Si può fare a meno del silomais in un’azienda di vacche da latte? Quali sono le alternative praticabili? E a quali costi?
Tra coloro che da tempo hanno abbracciato questa linea di azione c’è un amico agronomo che ai suoi clienti consiglia di ridurre drasticamente la quantità di mais, limitandolo alla sola produzione di pastone, se non di eliminare il mais totalmente.
Passando per l’approvvigionamento foraggero aziendale agli erbai autunno vernini, seguiti sorgo zuccherino. Foraggere in grado di dare imponenti quantità di foraggio zuccherino, dalla fibra altamente digeribile e con assai minori costi di produzione in campagna, sostiene.
Non solo.
C’è anche la parte sanitaria che riguarda mais prima e bovine e alimenti poi: il rischio micotossine nel mais è alto e difficilmente una stagione può essere chiusa senza problemi che tolgono produzioni, sanità nella mandria e tranquillità nell’allevatore.
Contestualmente nelle stalle c’è un altro problema di non poco conto: le razioni sono sempre più concentrate, spinte in amido e le vacche vivono in una costante situazione di sub-acidosi ruminale con tutto quel che ne consegue in dismetabolie varie.
Bisogna tornare indietro – dice – far ruminare di più le vacche e aumentare l’ingestione, dare più energia non attraverso una concentrazione sempre maggiore della razione, ma facendo mangiare di più le vacche così che riescano a coprire i loro fabbisogni.
Cosa consiglia il nostro agronomo?
Hai una produzione di tot ettari di mais? La riduci e usi il mais solo per fare farina o, meglio, pastone. Sul resto fai un erbaio autunno vernino con orzo o grano o triticale e poi un erbaio estivo con il sorgo.
Il sorgo lo teniamo per le vacche. Gli erbai autunno vernini che sono più strutturati e fibrosi li teniamo invece per le manze e le asciutte e solo in quota parte per le vacche.
Il pastone di mais può rimanere per avere una quota di amido. Perché pastone e non farina? Perché raccogliamo il mais in una fase più giovanile, quando il mais non ha ancora subito l’attacco di piralide e diabrotica. Se lo raccolgo più tardi ha già subito l’attacco fungino.
Deve essere molto umido, rinunciando a qualche punto di amido per avere più zucchero, così che quando lo insilo (integrale o di granella) si conserva benissimo tutto l’anno.
Certo, non farai più una razione al 28% di amidi e il 5% di grassi, come spesso si arriva a fare; devi avere il coraggio di scommettere sulla fibra digeribile, far ruminare le vacche, lavorare sul 20-21, massimo 22% di amido e con il 6-7% di zuccheri.

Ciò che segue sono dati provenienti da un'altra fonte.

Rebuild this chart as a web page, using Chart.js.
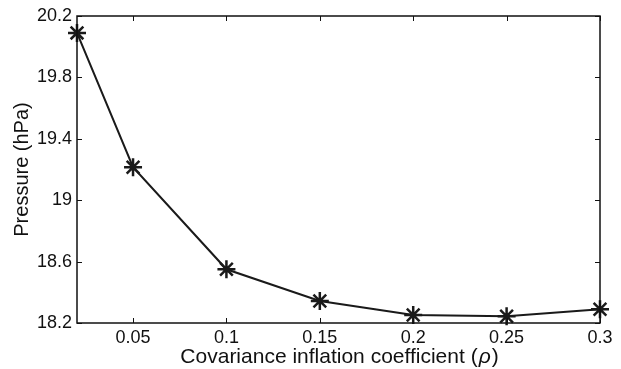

Sono razioni a fibra umida, che le vacche mangiano in grande quantità.
Con queste razioni una vacca mangia 60-70 kg di roba, l’umidità della razione arriva al 60%.
In estate meglio fare il carro due volte il giorno, per l’umidità e perché è una grande massa.
Non si vuole togliere tutto il trinciato? Si può ridurre. Hai trinciato per 30 kg in razione? Dimezzalo e fai pastone. Il resto del terreno lo usi per gli erbai. Non andremo al 22% di amido ma al 24%, ma sicuramente le vacche cominceranno a stare meglio.
Con un’alimentazione come questa dai da mangiare ai batteri ruminali i quali, usati bene, orientano al meglio le fermentazioni ruminali, fanno aumentare il tenore di grasso nel latte e con la loro massa costituiscono il migliore apporto proteico per la bovina.
C’è poi un migliore bilanciamento in termini di acidi grassi omega 3 e omega 6 della razione, con vantaggi per la bovina e per la ricchezza di contenuti del latte.
Take home message del tecnico: “Con razionamenti basati su erbai autunno-vernini, sorgo zuccherino e pastone di mais, si continua a fare tanto latte, con ottimi indici, la vacca sta meglio, l’acidosi subclinica è un ricordo e si abbassa il costo razione”.
Poi, ovviamente, ognuno faccia come crede.